More than 1,900 Chinese PhD scholarship students are having to survive on a grant below the minimum subsistence level. They are relatively cheap for universities, which generally do not supplement their income. AtTU/e, where eighty such PhD students are now active, their grants are not supplemented due to tax and labor law reasons.

photo Yana Tikhonova / iStock

Dutch universities are happy to welcome Chinese PhD scholarship students. Thanks to the grants the students receive from the China Scholarship Council (CSC), the universities do not have to pay a salary or social security contributions. Investigative journalism platform Follow the Moneyanalysed how many Chinese scholarship students are currently pursuing a PhD at a Dutch university and what their living conditions are. The Delft-based news website Delta also contributed to the investigation and posted an abridged version of the results last Monday. It said that Delft University of Technology has not admitted any CSC PhD scholarship students since 2018, partly because CSC was not willing to increase the grants.


The grants for PhD students are only 1,350 euros per month for a full-time project, way below the statutory minimum wage of 1,750 euros. PhD students in the employent of the university earn at least 2,541 euros per month for similar work. PhD scholarship students interviewed by Follow the Money say that they can get by only “by skimping on meals”, even for their children. They currently have no entitlement to child benefits.

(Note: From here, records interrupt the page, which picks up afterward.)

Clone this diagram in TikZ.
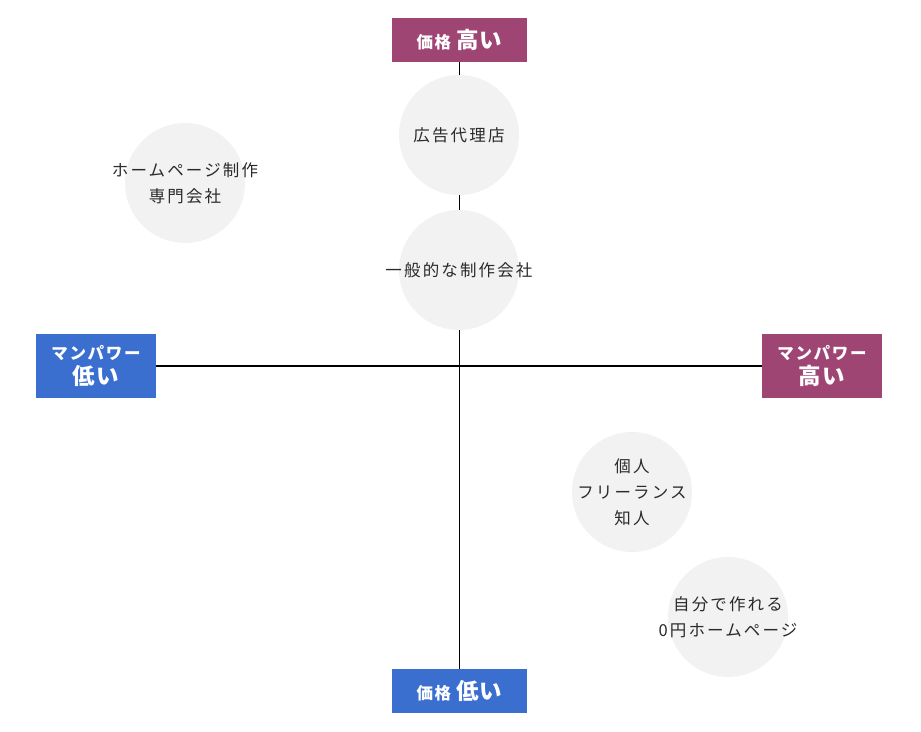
\documentclass[tikz,border=0pt]{standalone}
\usepackage{fontspec}
\setmainfont{Noto Sans CJK JP}
\definecolor{highc}{HTML}{9E4573}
\definecolor{lowc}{HTML}{3A6FCF}
\definecolor{circc}{HTML}{F2F2F2}
\definecolor{textc}{HTML}{2A2A2A}
\begin{document}
\begin{tikzpicture}[x=1pt, y=-1pt]
\useasboundingbox (0,0) rectangle (921,731);
\tikzset{
  axbox/.style={rectangle, text=white, align=center, inner sep=0pt, font=\bfseries},
  pricebox/.style={axbox, minimum width=135pt, minimum height=44pt},
  manbox/.style={axbox, minimum width=120pt, minimum height=64pt},
  posi/.style={circle, fill=circc, minimum size=120pt, inner sep=0pt},
  posilabel/.style={align=center, text=textc, inner sep=0pt,
    font=\fontsize{16.5pt}{26pt}\selectfont\addfontfeatures{LetterSpace=13}},
}
\newcommand{\smalltxt}{\fontsize{16.5pt}{22pt}\selectfont\addfontfeatures{LetterSpace=10}}
\newcommand{\bigtxt}{\fontsize{22.5pt}{28pt}\selectfont\addfontfeatures{LetterSpace=6}}
% axis labels
\node[pricebox, fill=highc] (ph) at (459.5,40) {\smalltxt 価格\hspace{5pt}\bigtxt 高い};
\node[pricebox, fill=lowc] (pl) at (459.5,691) {\smalltxt 価格\hspace{5pt}\bigtxt 低い};
\node[manbox, fill=lowc] (ml) at (96,366) {\smalltxt マンパワー\\[3pt]\bigtxt 低い};
\node[manbox, fill=highc] (mh) at (822,366) {\smalltxt マンパワー\\[3pt]\bigtxt 高い};
% axes
\draw[line width=1.3pt] (ph) -- (pl);
\draw[line width=1.3pt] (ml) -- (mh);
% positions
\node[posi] (ad) at (459,135) {};
\node[posi] (gen) at (459,270) {};
\node[posi] (spec) at (185,183) {};
\node[posi] (ind) at (632,492) {};
\node[posi] (self) at (728,617) {};
\node[posilabel] (adt) at (ad) {広告代理店};
\node[posilabel] (gent) at (gen) {一般的な制作会社};
\node[posilabel] (spect) at (spec) {ホームページ制作\\専門会社};
\node[posilabel] (indt) at (ind) {個人\\フリーランス\\知人};
\node[posilabel] (selft) at (self) {自分で作れる\\0円ホームページ};
\end{tikzpicture}
\end{document}
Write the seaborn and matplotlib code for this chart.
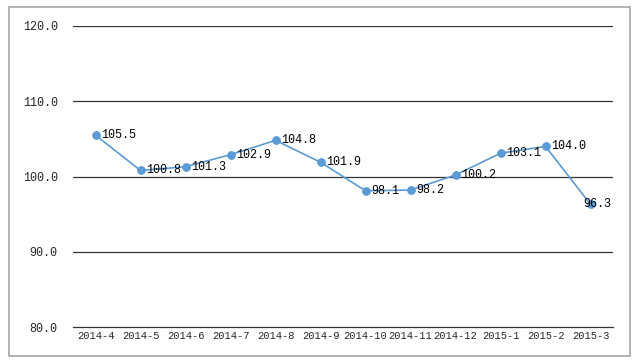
import matplotlib
matplotlib.use("Agg")
import matplotlib.pyplot as plt
import matplotlib.patches as patches
import numpy as np
import pandas as pd
import seaborn as sns

months = ["2014-4", "2014-5", "2014-6", "2014-7", "2014-8", "2014-9", "2014-10",
          "2014-11", "2014-12", "2015-1", "2015-2", "2015-3"]
values = [105.5, 100.8, 101.3, 102.9, 104.8, 101.9, 98.1, 98.2, 100.2, 103.1, 104.0, 96.3]
y_ticks = [80, 90, 100, 110, 120]

sns.set_style("white")
plt.rcParams["font.family"] = ["Liberation Mono", "DejaVu Sans Mono"]

df = pd.DataFrame({"pos": np.arange(len(months)), "month": months, "value": values})

fig = plt.figure(figsize=(6.42, 3.61), dpi=100)
ax = fig.add_axes([73 / 642, 1 - 327 / 361, 540 / 642, 301 / 361])

# outer frame
fig.patches.append(patches.Rectangle((9 / 642, 1 - 356 / 361), 621 / 642, 349 / 361,
                                     transform=fig.transFigure, fill=False,
                                     edgecolor="#a6a6a6", linewidth=1.2))

for y in y_ticks[1:]:
    ax.axhline(y, color="#333333", linewidth=0.9, zorder=1)

line_color = "#5b9bd5"
sns.lineplot(data=df, x="pos", y="value", ax=ax, color=line_color, linewidth=1.2,
             marker="o", markersize=5.5, markeredgecolor=line_color, zorder=3)

# value labels to the right of each point, the last one pulled back inside the frame
for i, row in df.iterrows():
    dx = 4 if i < len(df) - 1 else -5
    ax.annotate(f"{row['value']:.1f}", (row["pos"], row["value"]), xytext=(dx, 0),
                textcoords="offset points", va="center", ha="left", fontsize=8.5,
                color="#000000", zorder=4)

ax.set_xlim(-0.5, len(months) - 0.5)
ax.set_ylim(80, 120)
ax.set_yticks(y_ticks)
ax.set_yticklabels([f"{v:.1f}" for v in y_ticks], fontsize=8.5)
ax.tick_params(axis="y", length=0, pad=11)

ax.set_xticks(np.arange(-0.5, len(months)))
ax.set_xticklabels([])
ax.set_xticks(np.arange(len(months)), minor=True)
ax.set_xticklabels(months, minor=True, fontsize=7.5)
ax.tick_params(axis="x", which="major", length=3, direction="out", color="#333333")
ax.tick_params(axis="x", which="minor", length=0, pad=3)

for side in ["left", "right", "top"]:
    ax.spines[side].set_visible(False)
ax.spines["bottom"].set_color("#333333")
ax.spines["bottom"].set_linewidth(0.9)
ax.set_xlabel("")
ax.set_ylabel("")

fig.savefig("out.png", dpi=100)
plt.close(fig)
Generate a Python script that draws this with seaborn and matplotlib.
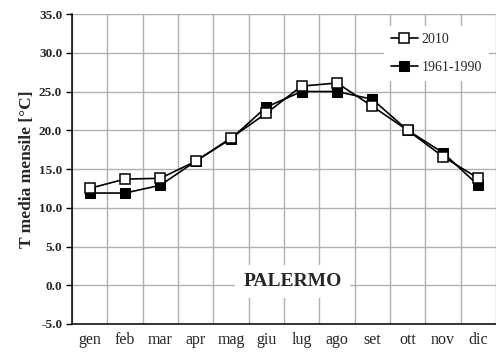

According to Marleen van Heusden, program manager International Affairs, there are fiscal employment law issues that make it impossible for the TU/e to supplement the scholarship of CSC doctoral students. “It was discussed internally”, says Van Heusden, “but because of the reasons mentioned above, the intention to supplement these scholarships has never been developed any further. Via the Dutch China University Network, we did ask CSC to increase the scholarship amount.”

From the group of eighty CSC doctoral students that are now active at TU/e, some have indicated to struggle financially, says Van Heusden. “We’re looking into this now and the past few weeks some people in that group asked questions about possible support.” According to her, the TU/e already decided years ago to not extend the agreement with CSC. “So currently, we don’t have any agreement with CSC.”


According to Follow the Money, every Dutch university enrols Chinese CSC PhD scholarship students. Most of them are at the University of Groningen (340), Maastricht University (282) and Delft University of Technology, which still enrols 278. Universities receive a bonus of more than 80,000 euros for each PhD graduate. The platform says they deny making a profit on the Chinese PhD scholarship students, but are unwilling to provide a cost analysis.

Only the University of Groningen, Maastricht University and the University of Amsterdam give a partial allowance to the PhD students.